Dopo aver assistito, nel suo Burundi, al massacro di un intero villaggio, Maggy ha deciso di portare in salvo i bambini scappati a quell'orrore. A quei piccoli se ne sono via via aggiunti altri, molti altri.
Oggi Maggy è la donna dei diecimila figli. E la sua storia, una straordinaria testimonianza di coraggio, speranza e amore.
A volte una vita cambia in un attimo. La sua è cambiata una mattina di ottobre, quando, a Ruyigi, nel Burundi precipitato nel vicolo cieco della guerra civile e sconvolto dall’odio interetnico, settantadue persone sono state massacrate sotto i suoi occhi. Ha visto e udito tutto Maggy. Ha udito le grida. Ha visto membri della sua famiglia partecipare al massacro. Ha sentito il crepitio delle fiamme. E poi, come in un miracolo, ha visto la sua figlioccia, Chloe, rifugiarsi tra le sue braccia, sopravvissuta all’inferno. È stato un segno, un barlume di speranza: in quel momento – dice Maggy Barankitse – ho capito che l’odio non poteva vincere.
Ha iniziato quel giorno, prendendo con sé i venticinque bambini scampati a quell’orrore. In un mese erano già più di duecento. Piccoli traumatizzati, sofferenti di gravi forme di insonnia, ossessionati dalle immagini di vicini diventati improvvisamente nemici. Incurante delle minacce alla sua stessa vita, Maggy ha scelto di vivere con loro, con i bambini, di ogni gruppo etnico e nazionalità. È diventata la donna dei diecimila figli. Perché l’odio non doveva avere l’ultima parola.
È QUASI MEZZOGIORNO e sto per atterrare nel Paese che una volta era chiamato «di latte e di miele», il Burundi. Se torno ancora una volta in questa terra sperduta al centro dell’Africa, devastata da dieci anni di guerra civile, è perché lì c’è qualcosa che forse non ho mai incontrato altrove. O, diciamo, mai così intensamente. Perché nel cuore di questo territorio magnifico e desolato c’è una donna che ha fatto crescere dentro di sé la potenza dell’amore, che instancabilmente ha scelto di incarnarne la sovversione e la gioia. Non credo sia una cosa così frequente.
Eppure, quella che tutti chiamano Maggy oppure Oma (nonna in tedesco), pare proprio una donna come le altre. Certo, la grazia del suo sorriso, il calore che sprigiona, la vita da cui è animata, la sua bellezza, la sua generosità si fanno notare. Ma ciò che la rende diversa è altrove. In una specie di mistero che non si lascia afferrare immediatamente, che si scopre a poco a poco, quasi senza accorgersene, e da cui attinge la stupefacente energia che mette in ogni azione, di cui pure non smette di ripetere che non è opera sua.

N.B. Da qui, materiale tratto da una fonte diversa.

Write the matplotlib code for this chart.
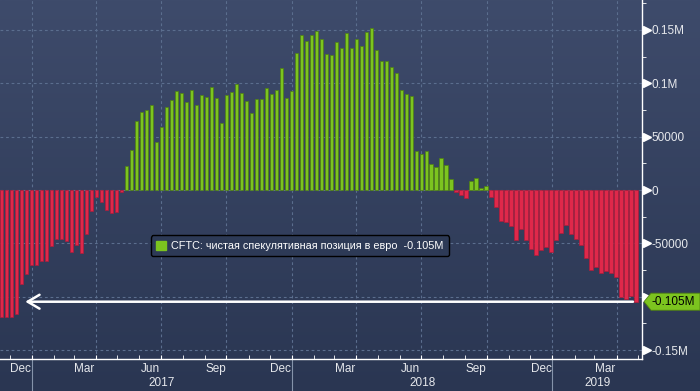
import numpy as np
import pandas as pd
import matplotlib
matplotlib.use('Agg')
import matplotlib.pyplot as plt
import matplotlib.dates as mdates
import matplotlib.transforms as mtransforms
from matplotlib.patches import Polygon, Patch
from matplotlib.colors import LinearSegmentedColormap
from matplotlib.ticker import MultipleLocator, FixedLocator, NullFormatter

plt.rcParams['font.family'] = ['Liberation Sans', 'DejaVu Sans']

# ---------------- data ----------------
first_week = '2016-11-20'
net_position = [
    -119500, -119500, -119500, -116000, -88000, -78400, -70200, -70200, -66400, -67000,
    -52500, -46200, -45900, -47500, -58500, -51600, -59500, -41100, -19900, -7000,
    -11100, -18300, -21500, -20600, -1600,
    22800, 37700, 65000, 73500, 74600, 80100, 45000, 59500, 78000, 84800,
    92400, 91000, 82700, 94200, 80100, 88600, 87500, 96900,
    86500, 63100, 88600, 91800, 99000, 90900, 83400, 71900, 85300, 85300,
    95300, 90000, 93750, 114000, 85900, 92800, 128750, 145300, 139700, 145300,
    149000, 141600, 127500, 126600, 138750, 133100, 146900, 133100, 141600, 135000,
    148100, 151600, 131250, 120900, 120900, 115300, 109400, 93750, 90000, 88100,
    36600, 33750,
    36900, 24400, 21900, 30300, 23400, 10300, -1600, -4700, -7200, 8400,
    11250, 1900, 3750, -6250, -15700, -29100, -29900, -33500, -47200, -36800,
    -46800, -55600, -61300, -56600, -53400, -58100, -47200, -40200, -33000, -41200,
    -46200, -51600, -63800, -75100, -72300, -78000, -76100, -78000, -81100, -100000,
    -102200, -99000, -104700,
]
series_label = 'CFTC: чистая спекулятивная позиция в евро  -0.105M'
last_label = '-0.105M'
y_ticks = [-150000, -100000, -50000, 0, 50000, 100000, 150000]
y_tick_labels = ['-0.15M', '', '-50000', '0', '50000', '0.1M', '0.15M']
labelled_months = pd.date_range('2016-12-01', '2019-03-01', freq='3MS')
year_starts = pd.to_datetime(['2017-01-01', '2018-01-01', '2019-01-01'])

week_dates = pd.date_range(first_week, periods=len(net_position), freq='7D')
values = np.array(net_position, dtype=float)

# ---------------- style ----------------
W, H = 700, 391
GREEN = '#7cc41f'
GREEN_EDGE = '#4f8012'
RED = '#e0284a'
RED_EDGE = '#b01c3a'
GRID = '#5b6e8e'
TXT = '#e6e8ec'
FS = 8.5
FS_LEG = 7.8

fig = plt.figure(figsize=(W / 100, H / 100), dpi=100)
fig.patch.set_facecolor('#2b3753')

bg = fig.add_axes([0, 0, 1, 1])
grad = np.linspace(0, 1, 256).reshape(-1, 1)
cmap = LinearSegmentedColormap.from_list('bg', ['#3e4b6b', '#2a3652'])
bg.imshow(grad, aspect='auto', cmap=cmap, extent=[0, 1, 0, 1], origin='upper')
bg.set_axis_off()
bg.set_zorder(0)

ax = fig.add_axes([0, 1 - 359 / H, 642 / W, 359 / H])
ax.set_zorder(1)
ax.set_facecolor('none')

x0 = week_dates[0] - pd.Timedelta(days=2.4)
x1 = x0 + pd.Timedelta(days=900)
ax.set_xlim(x0, x1)
ax.set_ylim(-158400, 178100)

colors = np.where(values >= 0, GREEN, RED)
edges = np.where(values >= 0, GREEN_EDGE, RED_EDGE)
ax.bar(week_dates, values, width=4.6, color=colors, edgecolor=edges, linewidth=0.5, zorder=2)

# grid
ax.set_axisbelow(True)
ax.xaxis.set_major_locator(mdates.MonthLocator(bymonth=[1, 4, 7, 10]))
ax.xaxis.set_minor_locator(mdates.MonthLocator())
ax.xaxis.set_major_formatter(NullFormatter())
ax.yaxis.set_major_locator(FixedLocator(y_ticks))
ax.yaxis.set_minor_locator(MultipleLocator(25000))
ax.set_yticklabels(y_tick_labels)
ax.grid(True, which='major', color=GRID, linestyle=(0, (2.5, 2.5)), linewidth=0.8)

for s in ['top', 'left']:
    ax.spines[s].set_visible(False)
for s in ['right', 'bottom']:
    ax.spines[s].set_color('white')
    ax.spines[s].set_linewidth(1.0)

ax.tick_params(axis='x', which='both', direction='in', length=3, color='white',
               labelbottom=False, bottom=True, top=False)
ax.yaxis.tick_right()
ax.tick_params(axis='y', which='major', length=0, pad=7, labelcolor=TXT, labelsize=FS)
ax.tick_params(axis='y', which='minor', length=3, direction='out', color='white', right=True, left=False)

# triangle markers for major y ticks
tri_tr = mtransforms.offset_copy(
    mtransforms.blended_transform_factory(ax.transAxes, ax.transData), fig=fig, x=4.5, units='dots')
ax.plot(np.ones(len(y_ticks)), y_ticks, transform=tri_tr, marker='>', ms=5.5,
        color='white', ls='none', clip_on=False, zorder=5)

# month labels
xtr = ax.get_xaxis_transform()
for d in labelled_months:
    ax.text(d + pd.Timedelta(days=15), -0.028, d.strftime('%b'), transform=xtr,
            ha='center', va='center', color=TXT, fontsize=FS, clip_on=False)

# year separators & labels
year_edges = list(year_starts) + [pd.Timestamp(mdates.num2date(ax.get_xlim()[1])).tz_localize(None)]
for i, ys in enumerate(year_starts):
    ax.plot([ys, ys], [0, -0.095], transform=xtr, color='#8593aa', lw=0.8, clip_on=False)
    mid = ys + (year_edges[i + 1] - ys) / 2
    ax.text(mid, -0.067, str(ys.year), transform=xtr, ha='center', va='center',
            color=TXT, fontsize=FS, clip_on=False)

# arrow line at last value
last = values[-1]
arrow_start = week_dates[0] + pd.Timedelta(days=33)
arrow_end = week_dates[-1] - pd.Timedelta(days=4)
ax.annotate('', xy=(arrow_start, last), xytext=(arrow_end, last),
            arrowprops=dict(arrowstyle='->,head_length=0.85,head_width=0.5', color='white',
                            lw=1.8, shrinkA=0, shrinkB=0), zorder=4)

# last value tag
tag_tr = mtransforms.blended_transform_factory(fig.transFigure, ax.transData)
hh = 8000
poly = Polygon([(644 / W, last), (651 / W, last + hh), (1.0, last + hh), (1.0, last - hh),
                (651 / W, last - hh)], closed=True, transform=tag_tr, facecolor=GREEN,
               edgecolor=GREEN_EDGE, lw=0.6, clip_on=False, zorder=6)
ax.add_patch(poly)
ax.text(652 / W, last, last_label, transform=tag_tr, ha='left', va='center', color='black',
        fontsize=FS, clip_on=False, zorder=7)

# legend
leg = ax.legend(handles=[Patch(facecolor=GREEN, edgecolor=GREEN)], labels=[series_label],
                loc='center', bbox_to_anchor=(0.467, 0.315), frameon=True, fancybox=True,
                facecolor='#2d3a56', edgecolor='black', framealpha=1, fontsize=FS_LEG,
                labelcolor='white', handlelength=0.9, handleheight=0.9, handletextpad=0.5,
                borderpad=0.5, borderaxespad=0)
leg.get_frame().set_linewidth(1.0)
leg.set_zorder(8)

fig.savefig('out.png', dpi=100, facecolor=fig.get_facecolor())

Ma qual è questo mistero? Sta nella capacità di Maggy di far divampare la luce nonostante la barbarie, nel fatto di scegliere, nel cuore dell’odio, di dire sì alla vita a rischio della propria? È in questa pazienza che anni di lotta hanno forgiato nel profondo del suo essere? Nel suo lavoro su se stessa per dare sempre una possibilità all’altro, anche se ha ucciso, stuprato, saccheggiato, devastato? Mi sono spesso chiesta da cosa dipendesse il sentimento di forza e di gioia che provavo vicino a lei. E ho finito per convincermi che questa alchimia particolare, propria delle creature eccezionali, deriva forse semplicemente dalla loro capacità di aprirsi a un mistero più grande di loro: quello dell’amore, che resta ancora la scelta più rivoluzionaria in assoluto.
Ho voluto essere l’umile testimone di questo mistero e dell’opera che ne scaturisce. Per diffondere le parole e gli atti di una donna che non smette di affermare: «Siamo re e regine, siamo tutti destinati a vivere in un palazzo, ognuno di noi merita il meglio».